## Exercise goal
Please print exactly the lines below, from the start of the material up to and including the line with "width=138pt,minimum height=47pt] (doc)", but none of the pictures.

## Dataset records
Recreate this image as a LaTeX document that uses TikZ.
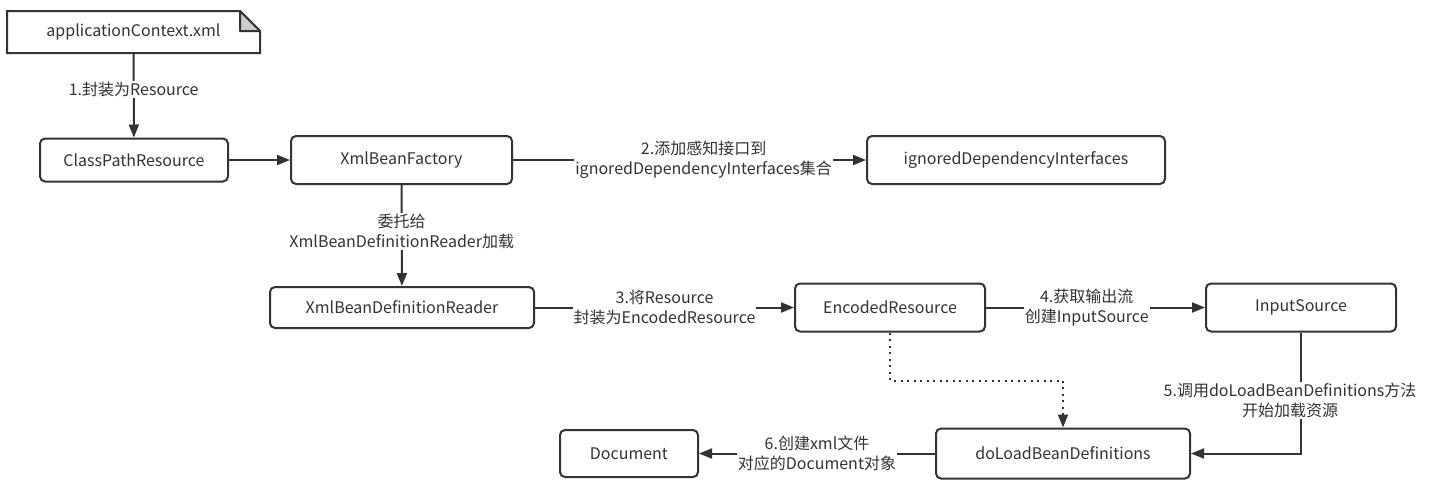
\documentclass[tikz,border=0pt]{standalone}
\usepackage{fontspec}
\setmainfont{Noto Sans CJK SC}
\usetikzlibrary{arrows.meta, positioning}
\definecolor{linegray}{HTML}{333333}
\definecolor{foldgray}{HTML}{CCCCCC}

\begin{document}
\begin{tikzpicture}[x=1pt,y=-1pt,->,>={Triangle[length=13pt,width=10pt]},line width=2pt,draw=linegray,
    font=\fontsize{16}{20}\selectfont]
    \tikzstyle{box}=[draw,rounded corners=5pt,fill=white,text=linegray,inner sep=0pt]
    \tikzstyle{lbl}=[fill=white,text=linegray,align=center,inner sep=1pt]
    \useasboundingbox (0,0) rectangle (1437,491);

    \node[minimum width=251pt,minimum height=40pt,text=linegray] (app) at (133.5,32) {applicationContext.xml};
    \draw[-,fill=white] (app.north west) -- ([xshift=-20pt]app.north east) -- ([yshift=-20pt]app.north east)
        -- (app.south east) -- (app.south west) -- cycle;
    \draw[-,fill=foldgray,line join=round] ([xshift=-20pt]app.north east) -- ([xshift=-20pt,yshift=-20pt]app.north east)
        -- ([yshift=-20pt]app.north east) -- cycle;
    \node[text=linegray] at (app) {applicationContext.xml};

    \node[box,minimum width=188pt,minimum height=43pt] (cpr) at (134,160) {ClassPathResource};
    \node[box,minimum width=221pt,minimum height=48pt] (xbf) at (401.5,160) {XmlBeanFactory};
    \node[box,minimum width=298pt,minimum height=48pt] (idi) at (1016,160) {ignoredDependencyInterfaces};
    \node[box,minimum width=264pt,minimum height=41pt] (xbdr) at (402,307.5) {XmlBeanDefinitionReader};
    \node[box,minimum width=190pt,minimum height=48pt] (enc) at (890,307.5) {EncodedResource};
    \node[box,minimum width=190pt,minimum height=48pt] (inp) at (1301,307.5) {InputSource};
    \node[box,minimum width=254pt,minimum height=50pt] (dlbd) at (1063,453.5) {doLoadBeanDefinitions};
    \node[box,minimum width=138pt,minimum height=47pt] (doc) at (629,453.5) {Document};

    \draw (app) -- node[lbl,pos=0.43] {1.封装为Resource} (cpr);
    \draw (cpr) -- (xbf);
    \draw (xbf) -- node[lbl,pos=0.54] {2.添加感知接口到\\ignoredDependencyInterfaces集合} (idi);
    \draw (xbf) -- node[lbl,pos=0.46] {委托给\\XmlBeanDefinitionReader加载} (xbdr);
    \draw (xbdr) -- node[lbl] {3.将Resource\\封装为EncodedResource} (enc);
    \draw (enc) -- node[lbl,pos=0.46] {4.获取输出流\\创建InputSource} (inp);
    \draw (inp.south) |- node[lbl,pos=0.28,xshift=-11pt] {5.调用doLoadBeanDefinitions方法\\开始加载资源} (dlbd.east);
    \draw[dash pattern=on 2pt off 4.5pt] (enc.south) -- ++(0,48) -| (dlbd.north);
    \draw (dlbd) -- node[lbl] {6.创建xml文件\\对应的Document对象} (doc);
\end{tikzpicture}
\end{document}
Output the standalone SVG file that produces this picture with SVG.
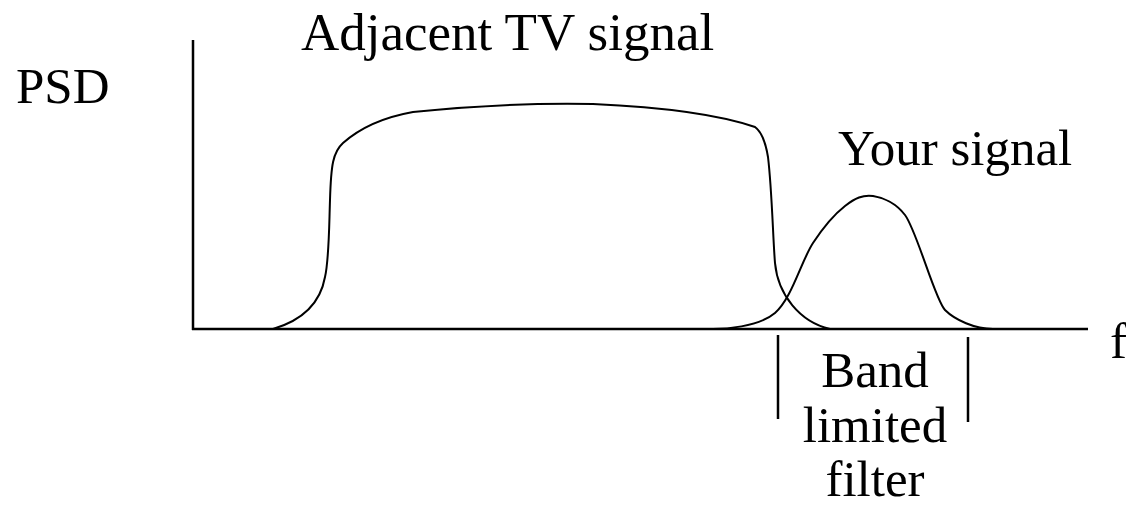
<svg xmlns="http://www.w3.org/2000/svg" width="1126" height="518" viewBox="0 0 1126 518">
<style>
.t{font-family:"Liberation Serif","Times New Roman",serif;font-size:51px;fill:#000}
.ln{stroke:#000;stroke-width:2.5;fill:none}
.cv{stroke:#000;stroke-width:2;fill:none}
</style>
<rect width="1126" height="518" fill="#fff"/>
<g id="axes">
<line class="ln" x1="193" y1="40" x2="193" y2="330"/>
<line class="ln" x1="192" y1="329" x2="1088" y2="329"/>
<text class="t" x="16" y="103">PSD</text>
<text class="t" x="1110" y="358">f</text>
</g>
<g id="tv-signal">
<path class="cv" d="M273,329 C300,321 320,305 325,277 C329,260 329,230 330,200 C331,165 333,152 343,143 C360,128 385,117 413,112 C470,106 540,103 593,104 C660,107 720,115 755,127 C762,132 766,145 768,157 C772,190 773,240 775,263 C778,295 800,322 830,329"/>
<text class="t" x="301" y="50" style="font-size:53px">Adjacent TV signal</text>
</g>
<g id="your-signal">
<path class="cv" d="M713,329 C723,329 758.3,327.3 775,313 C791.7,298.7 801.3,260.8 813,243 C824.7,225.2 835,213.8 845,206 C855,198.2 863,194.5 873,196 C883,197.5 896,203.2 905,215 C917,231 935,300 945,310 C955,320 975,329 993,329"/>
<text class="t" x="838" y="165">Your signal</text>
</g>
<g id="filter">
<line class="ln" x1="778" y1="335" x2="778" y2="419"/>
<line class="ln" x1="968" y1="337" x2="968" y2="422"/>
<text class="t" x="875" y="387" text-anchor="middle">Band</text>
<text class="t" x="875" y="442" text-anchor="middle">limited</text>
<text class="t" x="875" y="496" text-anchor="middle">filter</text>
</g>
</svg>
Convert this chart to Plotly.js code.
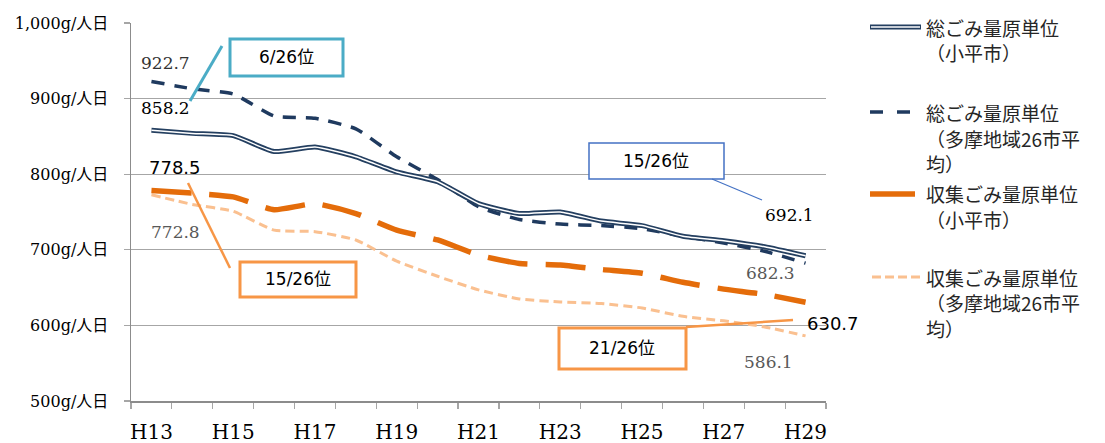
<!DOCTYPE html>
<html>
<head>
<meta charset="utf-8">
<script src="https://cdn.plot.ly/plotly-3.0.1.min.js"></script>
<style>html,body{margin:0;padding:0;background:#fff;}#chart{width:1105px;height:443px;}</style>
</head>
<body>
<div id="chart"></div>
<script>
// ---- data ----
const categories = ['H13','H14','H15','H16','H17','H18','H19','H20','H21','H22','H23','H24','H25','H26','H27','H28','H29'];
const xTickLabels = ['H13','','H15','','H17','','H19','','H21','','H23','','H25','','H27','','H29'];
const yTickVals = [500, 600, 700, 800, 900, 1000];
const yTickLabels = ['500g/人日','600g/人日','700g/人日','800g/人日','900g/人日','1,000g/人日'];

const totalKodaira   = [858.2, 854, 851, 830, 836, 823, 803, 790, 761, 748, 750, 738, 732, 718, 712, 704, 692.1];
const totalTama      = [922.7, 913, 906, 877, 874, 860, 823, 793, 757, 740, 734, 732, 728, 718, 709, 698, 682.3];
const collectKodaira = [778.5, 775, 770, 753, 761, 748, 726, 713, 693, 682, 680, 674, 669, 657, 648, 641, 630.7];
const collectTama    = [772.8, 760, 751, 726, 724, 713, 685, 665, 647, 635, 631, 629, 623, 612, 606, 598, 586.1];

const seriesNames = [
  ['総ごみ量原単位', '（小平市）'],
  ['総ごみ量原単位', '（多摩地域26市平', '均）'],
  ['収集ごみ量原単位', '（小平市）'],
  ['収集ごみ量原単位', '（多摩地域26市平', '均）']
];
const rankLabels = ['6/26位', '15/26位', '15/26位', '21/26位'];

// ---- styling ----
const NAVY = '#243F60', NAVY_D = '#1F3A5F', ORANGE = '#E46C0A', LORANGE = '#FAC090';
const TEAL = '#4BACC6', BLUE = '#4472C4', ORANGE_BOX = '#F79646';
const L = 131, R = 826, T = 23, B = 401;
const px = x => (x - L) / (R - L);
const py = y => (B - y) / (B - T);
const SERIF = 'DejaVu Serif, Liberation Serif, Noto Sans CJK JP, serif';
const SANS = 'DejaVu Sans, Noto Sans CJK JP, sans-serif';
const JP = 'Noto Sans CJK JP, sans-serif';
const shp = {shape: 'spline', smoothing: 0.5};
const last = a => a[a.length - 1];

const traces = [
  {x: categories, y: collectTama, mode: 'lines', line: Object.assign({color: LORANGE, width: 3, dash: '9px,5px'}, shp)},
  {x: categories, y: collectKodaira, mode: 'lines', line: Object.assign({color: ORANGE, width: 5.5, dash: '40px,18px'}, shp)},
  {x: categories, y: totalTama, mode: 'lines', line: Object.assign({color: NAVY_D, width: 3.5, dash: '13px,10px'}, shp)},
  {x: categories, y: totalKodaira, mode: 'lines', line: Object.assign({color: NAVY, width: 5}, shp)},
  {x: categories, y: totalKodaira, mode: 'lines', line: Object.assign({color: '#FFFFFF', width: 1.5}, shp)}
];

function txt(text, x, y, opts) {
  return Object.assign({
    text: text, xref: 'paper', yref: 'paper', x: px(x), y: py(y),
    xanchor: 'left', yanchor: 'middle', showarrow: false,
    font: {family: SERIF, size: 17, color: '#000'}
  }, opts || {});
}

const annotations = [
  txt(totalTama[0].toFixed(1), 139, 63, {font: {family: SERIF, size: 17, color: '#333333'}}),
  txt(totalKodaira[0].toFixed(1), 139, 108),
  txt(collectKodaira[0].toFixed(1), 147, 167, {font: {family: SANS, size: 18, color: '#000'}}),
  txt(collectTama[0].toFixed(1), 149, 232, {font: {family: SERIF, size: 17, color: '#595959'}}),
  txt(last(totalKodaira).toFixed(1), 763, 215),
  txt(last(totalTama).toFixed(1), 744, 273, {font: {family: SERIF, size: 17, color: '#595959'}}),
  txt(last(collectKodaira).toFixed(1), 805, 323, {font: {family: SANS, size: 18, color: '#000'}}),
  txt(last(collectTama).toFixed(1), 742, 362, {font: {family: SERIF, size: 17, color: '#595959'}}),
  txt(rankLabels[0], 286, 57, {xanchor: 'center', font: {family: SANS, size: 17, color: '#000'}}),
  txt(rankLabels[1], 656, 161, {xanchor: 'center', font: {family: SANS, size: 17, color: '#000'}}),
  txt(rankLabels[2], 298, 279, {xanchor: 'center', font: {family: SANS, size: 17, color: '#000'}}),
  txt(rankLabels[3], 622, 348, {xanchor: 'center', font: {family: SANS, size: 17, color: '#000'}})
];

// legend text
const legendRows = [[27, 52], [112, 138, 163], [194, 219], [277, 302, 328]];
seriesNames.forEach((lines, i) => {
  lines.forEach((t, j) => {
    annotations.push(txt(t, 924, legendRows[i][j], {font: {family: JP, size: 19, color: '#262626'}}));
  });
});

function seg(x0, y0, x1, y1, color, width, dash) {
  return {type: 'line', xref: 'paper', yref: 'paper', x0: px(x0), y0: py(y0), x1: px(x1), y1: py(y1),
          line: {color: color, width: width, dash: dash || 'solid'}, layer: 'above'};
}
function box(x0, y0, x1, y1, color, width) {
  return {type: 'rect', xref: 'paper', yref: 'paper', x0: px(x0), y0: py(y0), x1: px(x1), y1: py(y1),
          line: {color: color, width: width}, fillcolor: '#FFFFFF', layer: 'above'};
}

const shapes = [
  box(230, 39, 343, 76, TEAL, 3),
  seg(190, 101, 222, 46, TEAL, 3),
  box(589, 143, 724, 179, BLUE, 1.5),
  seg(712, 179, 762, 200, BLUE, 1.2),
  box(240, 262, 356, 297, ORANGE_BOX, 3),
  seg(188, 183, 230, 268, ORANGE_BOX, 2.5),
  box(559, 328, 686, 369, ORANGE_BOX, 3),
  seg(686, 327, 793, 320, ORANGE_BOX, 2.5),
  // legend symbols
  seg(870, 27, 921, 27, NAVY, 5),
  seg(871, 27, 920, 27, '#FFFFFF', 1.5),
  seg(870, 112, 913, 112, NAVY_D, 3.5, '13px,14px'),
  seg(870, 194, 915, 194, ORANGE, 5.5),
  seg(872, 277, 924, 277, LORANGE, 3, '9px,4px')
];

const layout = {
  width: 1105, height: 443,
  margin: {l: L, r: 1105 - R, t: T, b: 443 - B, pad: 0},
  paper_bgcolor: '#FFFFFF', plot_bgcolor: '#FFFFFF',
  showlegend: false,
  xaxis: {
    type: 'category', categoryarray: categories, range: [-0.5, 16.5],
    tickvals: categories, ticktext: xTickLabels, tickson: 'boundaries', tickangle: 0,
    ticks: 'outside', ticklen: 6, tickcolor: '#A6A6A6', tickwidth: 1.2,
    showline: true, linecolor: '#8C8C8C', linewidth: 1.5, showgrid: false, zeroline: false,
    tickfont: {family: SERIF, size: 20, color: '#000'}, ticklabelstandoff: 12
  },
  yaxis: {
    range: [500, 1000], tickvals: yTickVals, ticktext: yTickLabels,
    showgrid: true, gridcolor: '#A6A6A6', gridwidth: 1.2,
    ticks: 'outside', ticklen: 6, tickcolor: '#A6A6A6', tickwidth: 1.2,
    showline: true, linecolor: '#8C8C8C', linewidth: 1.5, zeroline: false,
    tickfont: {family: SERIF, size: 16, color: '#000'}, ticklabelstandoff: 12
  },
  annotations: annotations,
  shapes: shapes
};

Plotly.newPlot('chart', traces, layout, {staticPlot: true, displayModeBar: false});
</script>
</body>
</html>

## Task output
Recreate this image as a LaTeX document that uses TikZ.
\documentclass[tikz,border=0pt]{standalone}
\usepackage{fontspec}
\setmainfont{Noto Sans CJK SC}
\usetikzlibrary{arrows.meta, positioning}
\definecolor{linegray}{HTML}{333333}
\definecolor{foldgray}{HTML}{CCCCCC}

\begin{document}
\begin{tikzpicture}[x=1pt,y=-1pt,->,>={Triangle[length=13pt,width=10pt]},line width=2pt,draw=linegray,
    font=\fontsize{16}{20}\selectfont]
    \tikzstyle{box}=[draw,rounded corners=5pt,fill=white,text=linegray,inner sep=0pt]
    \tikzstyle{lbl}=[fill=white,text=linegray,align=center,inner sep=1pt]
    \useasboundingbox (0,0) rectangle (1437,491);

    \node[minimum width=251pt,minimum height=40pt,text=linegray] (app) at (133.5,32) {applicationContext.xml};
    \draw[-,fill=white] (app.north west) -- ([xshift=-20pt]app.north east) -- ([yshift=-20pt]app.north east)
        -- (app.south east) -- (app.south west) -- cycle;
    \draw[-,fill=foldgray,line join=round] ([xshift=-20pt]app.north east) -- ([xshift=-20pt,yshift=-20pt]app.north east)
        -- ([yshift=-20pt]app.north east) -- cycle;
    \node[text=linegray] at (app) {applicationContext.xml};

    \node[box,minimum width=188pt,minimum height=43pt] (cpr) at (134,160) {ClassPathResource};
    \node[box,minimum width=221pt,minimum height=48pt] (xbf) at (401.5,160) {XmlBeanFactory};
    \node[box,minimum width=298pt,minimum height=48pt] (idi) at (1016,160) {ignoredDependencyInterfaces};
    \node[box,minimum width=264pt,minimum height=41pt] (xbdr) at (402,307.5) {XmlBeanDefinitionReader};
    \node[box,minimum width=190pt,minimum height=48pt] (enc) at (890,307.5) {EncodedResource};
    \node[box,minimum width=190pt,minimum height=48pt] (inp) at (1301,307.5) {InputSource};
    \node[box,minimum width=254pt,minimum height=50pt] (dlbd) at (1063,453.5) {doLoadBeanDefinitions};
    \node[box,minimum width=138pt,minimum height=47pt] (doc) at (629,453.5) {Document};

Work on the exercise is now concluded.